Brazil's new leader takes an unlikely global role

President da Silva speaks to political and business leaders in Switzerland.

Brazilian President Luiz Inácio Lula da Silva had a message Sunday for the world's political and business leaders meeting Davos, Switzerland, at the annual World Economic Forum.

"It is absolutely necessary to build the world economic order to meet the demands of billions of people who live at the margins," Mr. da Silva said, urging rich countries to declare "war on hunger."

This call for attention to social issues is not surprising coming from a former union leader and socialist. But the fact that he would be making it to the world's elite on an international stage is unexpected.

When he took office on Jan. 1, after more than two decades as the leader of Brazil's left-of-center Workers' Party, most people thought the man known as Lula would concentrate his efforts on resolving domestic issues. The former shoeshine boy speaks no foreign languages and had shown no particular aptitude, or interest, in foreign affairs.
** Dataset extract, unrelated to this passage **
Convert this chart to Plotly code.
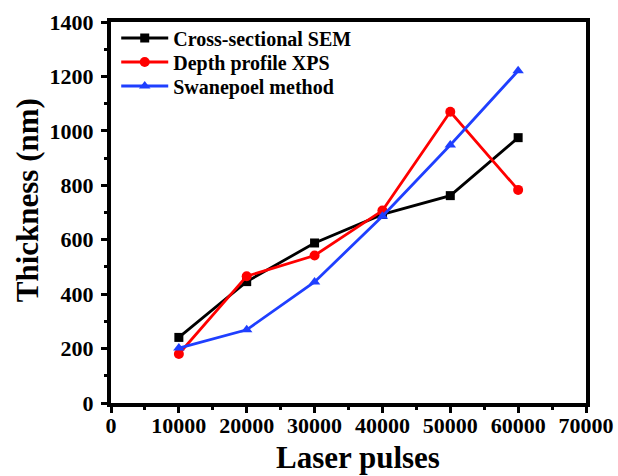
import plotly.graph_objects as go

# Number of laser pulses
pulses = [10000, 20000, 30000, 40000, 50000, 60000]

# Film thickness (nm) by measurement technique
sem_thickness = [241, 446, 588, 693, 762, 975]
xps_thickness = [180, 466, 542, 707, 1070, 783]
swanepoel_thickness = [202, 269, 445, 686, 948, 1221]

x_ticks = [0, 10000, 20000, 30000, 40000, 50000, 60000, 70000]
y_ticks = [0, 200, 400, 600, 800, 1000, 1200, 1400]

font_family = "Liberation Serif, Times New Roman, serif"

fig = go.Figure()
series = [
    ("Cross-sectional SEM", sem_thickness, "#000000", "square", 9, "legend", 0.958),
    ("Depth profile XPS", xps_thickness, "#ff0000", "circle", 10, "legend2", 0.895),
    ("Swanepoel method", swanepoel_thickness, "#1f3fff", "triangle-up", 10, "legend3", 0.832),
]
legend_layout = {}
for name, values, color, symbol, msize, legend_id, ly in series:
    fig.add_trace(go.Scatter(
        x=pulses, y=values, name=name, mode="lines+markers",
        line=dict(color=color, width=2.8),
        marker=dict(symbol=symbol, size=msize, color=color),
        legend=legend_id,
    ))
    legend_layout[legend_id] = dict(
        x=0.011, y=ly, xanchor="left", yanchor="middle",
        bgcolor="rgba(0,0,0,0)", itemwidth=47,
        font=dict(family=font_family, size=20, color="black", weight="bold"),
    )

axis_common = dict(
    showline=True, linewidth=4, linecolor="black", mirror=True,
    ticks="outside", ticklen=6, tickwidth=3, tickcolor="black",
    showgrid=False, zeroline=False, automargin=False,
    tickfont=dict(family=font_family, size=22, color="black", weight="bold"),
)

fig.update_xaxes(
    range=[0, 70000], tickvals=x_ticks, ticktext=[str(v) for v in x_ticks],
    minor=dict(ticks="outside", ticklen=3, tickwidth=2.5, tickcolor="black", dtick=5000),
    ticklabelstandoff=-6,
    **axis_common,
)
fig.update_yaxes(
    range=[0, 1400], tickvals=y_ticks, ticktext=[str(v) for v in y_ticks],
    minor=dict(ticks="outside", ticklen=3, tickwidth=2.5, tickcolor="black", dtick=100),
    ticklabelstandoff=3,
    **axis_common,
)

title_font = dict(family=font_family, size=31, color="black")
fig.add_annotation(
    text="<b>Laser pulses</b>", xref="paper", yref="paper", x=0.52, y=-0.143,
    xanchor="center", yanchor="middle", showarrow=False, font=title_font,
)
fig.add_annotation(
    text="<b>Thickness (nm)</b>", xref="paper", yref="paper", x=-0.177, y=0.532,
    xanchor="center", yanchor="middle", showarrow=False, textangle=-90, font=title_font,
)

fig.update_layout(
    width=618, height=476,
    margin=dict(l=111, r=32, t=22, b=73),
    plot_bgcolor="white", paper_bgcolor="white",
    showlegend=True,
    **legend_layout,
)

fig.write_html("out.html")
Now though, his trip to Davos - coming on the heels of a stop at the World Social Forum in Porto Alegre, Brazil, the anticapitalist answer to the Davos meeting - shows that Lula is hoping the developed world will hear his message as clearly as the developing one, and perhaps even embrace him as the man capable of bridging the gap between the two. The only sitting president to attend both weekend summits, Lula has surprised politicians and analysts with vigorous international forays that have given Brazil a much higher profile, particularly in its own backyard.
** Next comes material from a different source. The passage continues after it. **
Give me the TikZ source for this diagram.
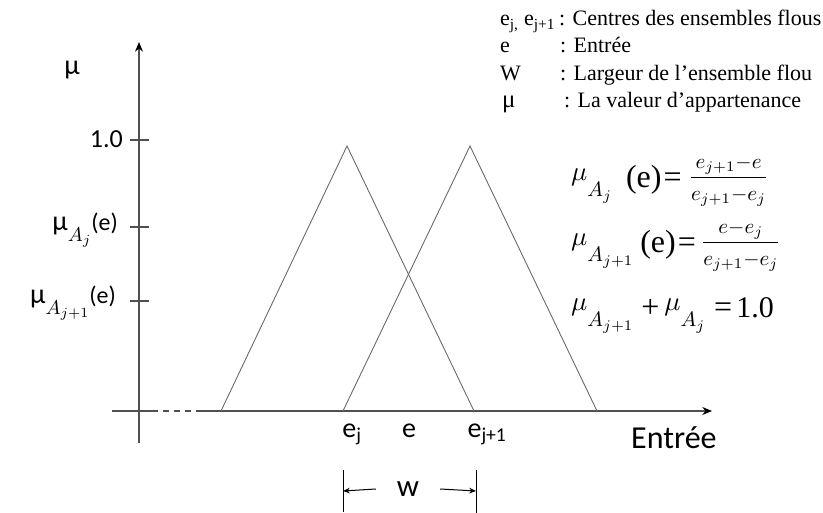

Brazil needs "to assume its greatness," Lula said on a visit to Ecuador earlier this month, the first foreign trip of his presidency. "I find it incredible that all the other South American countries see Brazil as a natural leader for the continent. Brazil was the only one who for 500 years didn't see that or want to do anything about it."

Not all its neighbors were keen to see Brazil become the region's dominant power. That was partly because the former Portuguese colony's distinct culture, language, and history set it apart from its Hispanic neighbors; and partly because other Latin American leaders were reluctant to see Brazil, the nation with the largest population and economy in the region, become too strong.

Lula's predecessor, Fernando Henrique Cardoso, made some moves to change that, playing active roles in ending a border dispute between Peru and Ecuador in 1995 and also by discreetly helping Paraguay solve its political problems a few years later. In August 2000, Mr. Cardoso hosted South America's first presidential summit.

Lula has taken up the baton, primarily with troubled neighbors Venezuela and Argentina. He has extended a hand to Argentina as it tries to recover from the worst economic crisis in its history, offering to rework a regional trade agreement and even enter into talks on a common currency and joint parliament.

Even more enthusiastic, however, has been his involvement in Venezuela, where opponents of President Hugo Chávez are eight weeks into a national strike aimed at toppling him. Lula was instrumental in creating of the "group of friends," six nations (Brazil, Chile, Spain, Portugal, the United States, and Mexico) that hope find a peaceful way out of the crisis.

Although he objected to the inclusion of the US and Spain in the group - an objection he later dropped - Mr. Chávez has responded favorably to Lula, flying to Brazil to meet with the man he considers an ally. But he has not secured Lula's unfettered support. Lula remains impartial, telling those wanting to oust Chávez that their actions must be made within the Constitution, while at the same time counseling the Venezuelan leader that he must negotiate with his opponents for a peaceful solution.

Lula's handling of the situation has given him and his fledgling administration some international credibility.

"The [Workers' Party] has made it very clear it is a social democratic party in the making," says Riordan Roett, a Brazil expert at Johns Hopkins University in Baltimore, Md. "They want nothing to do with dictatorship or authoritarianism or anticonstitutional moves. And while [Lula] politically and psychologically identifies more with [Fidel] Castro, [Ecuadorean President Lucio] Gutierrez, and Chávez ... he realizes very well that he has to have a very pragmatic and shrewd foreign policy."

Mr. Roett and other experts acknowledge that the US is probably not overjoyed at Lula's close relationship with Mr. Castro, or his willingness to engage other presidents, like Chávez or the leftist Mr. Gutierrez, who have never hidden their dislike of US policy and influence.

Some, like Rep. Henry Hyde (R) of Illinois, chairman of the House International Relations Committee, have even gone as far as to say that Lula may have posed as a moderate in order to win the election and then form, with Chávez and Castro, a Latin American axis.

Lula's words and actions since taking power call in question that prediction, and with President Bush paying little attention to the region - the administration did not send high-ranking officials to the inaugurations of either Lula or Gutierrez - the way may be open for Lula to continue carving out a leadership role.

"Brazil has always had good diplomats," says Mauro Silva, a union leader attending the six-day Porto Alegre summit, which is due to wrap up tomorrow. "Lula knows how to talk to people. It was a skill he learned as a trade-union leader. He could be a mediator ... and a bridge between [the right and left]."